Seandainya aku kembali ke masa-masa SMA, dengan pemikiran dan pengalaman hidup yang sudah kumiliki saat ini, aku akan berusaha menyingkap, apa yang tersembunyi dibalik omelan seorang guru. Apakah ia sedang kesal dengan dirinya sendiri karena merasa tidak mampu bersabar dengan perilaku bebal murid-muridnya? Mungkinkah ia sedang frustasi karena masalah besar keluarganya? Omelan mungkin cara yang ia lakukan tanpa sadar untuk mengalirkan emosi-emosi negatif dalam dirinya.    
 
Maka, aku hanya bisa merangkai doa, semoga setiap tetes keringat dan air mata para guru dicatat sebagai amal ibadah.
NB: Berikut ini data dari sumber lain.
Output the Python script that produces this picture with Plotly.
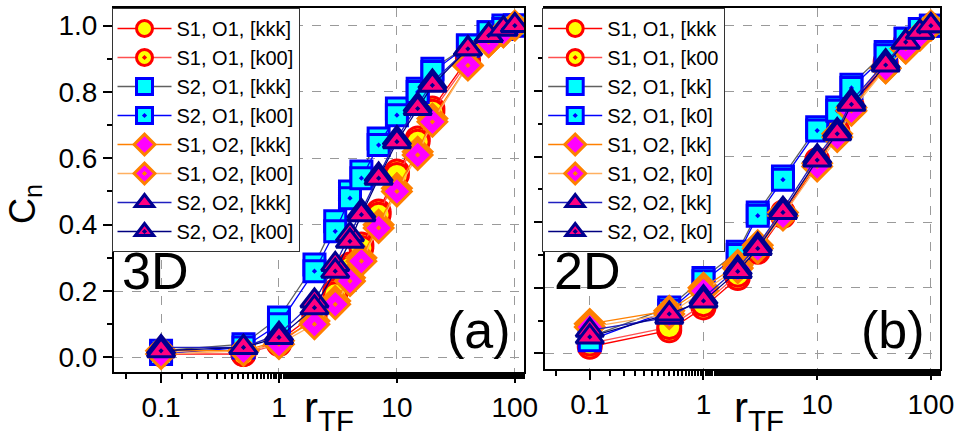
import plotly.graph_objects as go

# ---------------- data ----------------
x3d = [0.1, 0.5, 1, 2, 3, 4, 5, 7, 10, 15, 20, 40, 60, 80, 100]
s1o1_kkk_3d = [0.01, 0.01, 0.05, 0.13, 0.20, 0.28, 0.34, 0.44, 0.56, 0.66, 0.75, 0.90, 0.96, 0.99, 1.0]
s1o1_k00_3d = [0.01, 0.01, 0.04, 0.12, 0.19, 0.27, 0.33, 0.43, 0.55, 0.65, 0.74, 0.89, 0.96, 0.99, 1.0]
s2o1_kkk_3d = [0.02, 0.04, 0.12, 0.28, 0.41, 0.50, 0.56, 0.66, 0.75, 0.81, 0.87, 0.94, 0.98, 1.0, 1.0]
s2o1_k00_3d = [0.01, 0.03, 0.10, 0.26, 0.38, 0.48, 0.54, 0.64, 0.73, 0.80, 0.86, 0.94, 0.98, 0.99, 1.0]
s1o2_kkk_3d = [0.02, 0.02, 0.05, 0.11, 0.17, 0.24, 0.30, 0.40, 0.51, 0.62, 0.72, 0.88, 0.95, 0.98, 1.0]
s1o2_k00_3d = [0.01, 0.02, 0.04, 0.10, 0.16, 0.23, 0.29, 0.39, 0.50, 0.61, 0.71, 0.88, 0.95, 0.98, 1.0]
s2o2_kkk_3d = [0.03, 0.03, 0.07, 0.17, 0.28, 0.37, 0.44, 0.55, 0.66, 0.76, 0.83, 0.93, 0.97, 0.99, 1.0]
s2o2_k00_3d = [0.02, 0.03, 0.06, 0.15, 0.26, 0.35, 0.43, 0.54, 0.65, 0.75, 0.82, 0.93, 0.97, 0.99, 1.0]

x2d = [0.1, 0.5, 1, 2, 3, 5, 10, 15, 20, 40, 60, 80, 100]
s1o1_kkk_2d = [0.02, 0.07, 0.14, 0.23, 0.31, 0.42, 0.58, 0.67, 0.75, 0.88, 0.94, 0.98, 1.0]
s1o1_k00_2d = [0.03, 0.08, 0.15, 0.24, 0.32, 0.43, 0.59, 0.68, 0.76, 0.89, 0.95, 0.98, 1.0]
s2o1_kkk_2d = [0.05, 0.14, 0.23, 0.31, 0.43, 0.54, 0.69, 0.75, 0.82, 0.92, 0.96, 0.99, 1.0]
s2o1_k00_2d = [0.04, 0.13, 0.22, 0.30, 0.42, 0.53, 0.68, 0.74, 0.81, 0.91, 0.96, 0.99, 1.0]
s1o2_kkk_2d = [0.09, 0.13, 0.20, 0.27, 0.33, 0.43, 0.58, 0.67, 0.75, 0.87, 0.93, 0.97, 1.0]
s1o2_k00_2d = [0.08, 0.12, 0.19, 0.26, 0.32, 0.42, 0.57, 0.66, 0.74, 0.87, 0.93, 0.97, 1.0]
s2o2_kkk_2d = [0.07, 0.11, 0.17, 0.26, 0.33, 0.44, 0.60, 0.68, 0.77, 0.89, 0.95, 0.98, 1.0]
s2o2_k00_2d = [0.05, 0.12, 0.16, 0.25, 0.32, 0.43, 0.59, 0.67, 0.76, 0.88, 0.95, 0.98, 1.0]

names_3d = ["S1, O1, [kkk]", "S1, O1, [k00]", "S2, O1, [kkk]", "S2, O1, [k00]",
            "S1, O2, [kkk]", "S1, O2, [k00]", "S2, O2, [kkk]", "S2, O2, [k00]"]
names_2d = ["S1, O1, [kkk", "S1, O1, [k00", "S2, O1, [kk]", "S2, O1, [k0]",
            "S1, O2, [kk]", "S1, O2, [k0]", "S2, O2, [kk]", "S2, O2, [k0]"]

x_ticks = [0.1, 1, 10, 100]
x_tick_text = ["0.1", "1", "10", "100"]
y_ticks = [0.0, 0.2, 0.4, 0.6, 0.8, 1.0]

# ---------------- styles ----------------
styles = [
    dict(symbol="circle", fill="#FFFF00", edge="#FF0000", line="#FF0000"),
    dict(symbol="circle-dot", fill="#FFFF00", edge="#FF0000", line="#FF5050"),
    dict(symbol="square", fill="#00FFFF", edge="#0000FF", line="#606060"),
    dict(symbol="square-dot", fill="#00FFFF", edge="#0000FF", line="#0000FF"),
    dict(symbol="diamond", fill="#FF00FF", edge="#FF8000", line="#FF8000"),
    dict(symbol="diamond-dot", fill="#FF00FF", edge="#FF8000", line="#FFB060"),
    dict(symbol="triangle-up", fill="#FF0080", edge="#000090", line="#2020C0"),
    dict(symbol="triangle-up-dot", fill="#FF0080", edge="#000090", line="#000080"),
]
sizes = [23, 23, 21, 21, 22, 22, 24, 24]

FONT = "Liberation Sans, Arial, sans-serif"

fig = go.Figure()
series_3d = [s1o1_kkk_3d, s1o1_k00_3d, s2o1_kkk_3d, s2o1_k00_3d,
             s1o2_kkk_3d, s1o2_k00_3d, s2o2_kkk_3d, s2o2_k00_3d]
series_2d = [s1o1_kkk_2d, s1o1_k00_2d, s2o1_kkk_2d, s2o1_k00_2d,
             s1o2_kkk_2d, s1o2_k00_2d, s2o2_kkk_2d, s2o2_k00_2d]

for i, (ys, nm) in enumerate(zip(series_3d, names_3d)):
    st = styles[i]
    fig.add_trace(go.Scatter(
        x=x3d, y=ys, name=nm, mode="lines+markers", xaxis="x", yaxis="y",
        line=dict(color=st["line"], width=1.3),
        marker=dict(symbol=st["symbol"], size=sizes[i], color=st["fill"],
                    line=dict(color=st["edge"], width=3)),
        legend="legend"))

for i, (ys, nm) in enumerate(zip(series_2d, names_2d)):
    st = styles[i]
    fig.add_trace(go.Scatter(
        x=x2d, y=ys, name=nm, mode="lines+markers", xaxis="x2", yaxis="y2",
        line=dict(color=st["line"], width=1.3),
        marker=dict(symbol=st["symbol"], size=sizes[i], color=st["fill"],
                    line=dict(color=st["edge"], width=3)),
        legend="legend2"))

L, R, T, B = 113.5, 18, 5.5, 69
W, H = 960, 441
pw = W - L - R
ph = H - T - B

def px_x(p):
    return (p - L) / pw

def px_y(p):
    return (H - B - p) / ph

xcommon = dict(type="log", showline=True, linecolor="black", linewidth=2, mirror=True,
               ticks="outside", ticklen=9, tickwidth=2, tickcolor="black",
               tickvals=x_ticks, ticktext=x_tick_text,
               tickfont=dict(family=FONT, size=28, color="black"),
               showgrid=True, gridcolor="#9a9a9a", griddash="dash", gridwidth=1,
               minor=dict(ticks="outside", ticklen=5, tickwidth=2, tickcolor="black", showgrid=False),
               zeroline=False)
ycommon = dict(showline=True, linecolor="black", linewidth=2, mirror=True,
               ticks="outside", ticklen=9, tickwidth=2, tickcolor="black",
               tickvals=y_ticks, tickformat=".1f",
               tickfont=dict(family=FONT, size=28, color="black"),
               showgrid=True, gridcolor="#9a9a9a", griddash="dash", gridwidth=1,
               minor=dict(ticks="outside", ticklen=5, tickwidth=2, tickcolor="black",
                          dtick=0.1, showgrid=False),
               zeroline=False)

legend_common = dict(xanchor="left", yanchor="top", y=1.0,
                     bgcolor="white", bordercolor="#333333", borderwidth=1,
                     font=dict(family=FONT, size=20, color="black"),
                     itemwidth=54, tracegroupgap=0)

fig.update_layout(
    width=W, height=H,
    margin=dict(l=L, r=R, t=T, b=B),
    paper_bgcolor="white", plot_bgcolor="white",
    xaxis=dict(xcommon, domain=[0, px_x(525)], range=[-1.399, 2.08], anchor="y"),
    yaxis=dict(ycommon, domain=[0, 1], range=[-0.044, 1.053], anchor="x"),
    xaxis2=dict(xcommon, domain=[px_x(546), 1], range=[-1.392, 2.08], anchor="y2"),
    yaxis2=dict(ycommon, domain=[px_y(369), 1], range=[-0.048, 1.054], anchor="x2",
                showticklabels=False),
    legend=dict(legend_common, x=px_x(111)),
    legend2=dict(legend_common, x=px_x(543)),
    showlegend=True,
)

annots = [
    dict(text="C<sub>n</sub>", x=px_x(24), y=px_y(203), textangle=-90, font=dict(size=36)),
    dict(text="r<sub>TF</sub>", x=px_x(329), y=px_y(411), font=dict(size=42)),
    dict(text="r<sub>TF</sub>", x=px_x(760), y=px_y(411), font=dict(size=42)),
    dict(text="3D", x=px_x(155), y=px_y(270), font=dict(size=52)),
    dict(text="2D", x=px_x(588), y=px_y(270), font=dict(size=52)),
    dict(text="(a)", x=px_x(480), y=px_y(330), font=dict(size=52)),
    dict(text="(b)", x=px_x(895), y=px_y(330), font=dict(size=52)),
]
for a in annots:
    a["font"].update(family=FONT, color="black")
    fig.add_annotation(xref="paper", yref="paper", showarrow=False,
                       xanchor="center", yanchor="middle", **a)

fig.write_html("out.html", config={"displayModeBar": False},
               post_script="document.body.style.margin='0';document.body.style.overflow='hidden';")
Semoga dengan bertambah usia, ia semakin matang dan bijaksana. Guru hanya manusia biasa dengan segala beban masalah keseharian yang dihibur dengan lagu Pahlawan Tanpa Tanda Jasa. Mereka juga masih berkembang dan belum berpengalaman menghadapi badai kehidupan.
 
Di hari guru ini, aku menghaturkan salam hormatku untuk semua guru-guruku dan semua guru-guru di mana saja berada.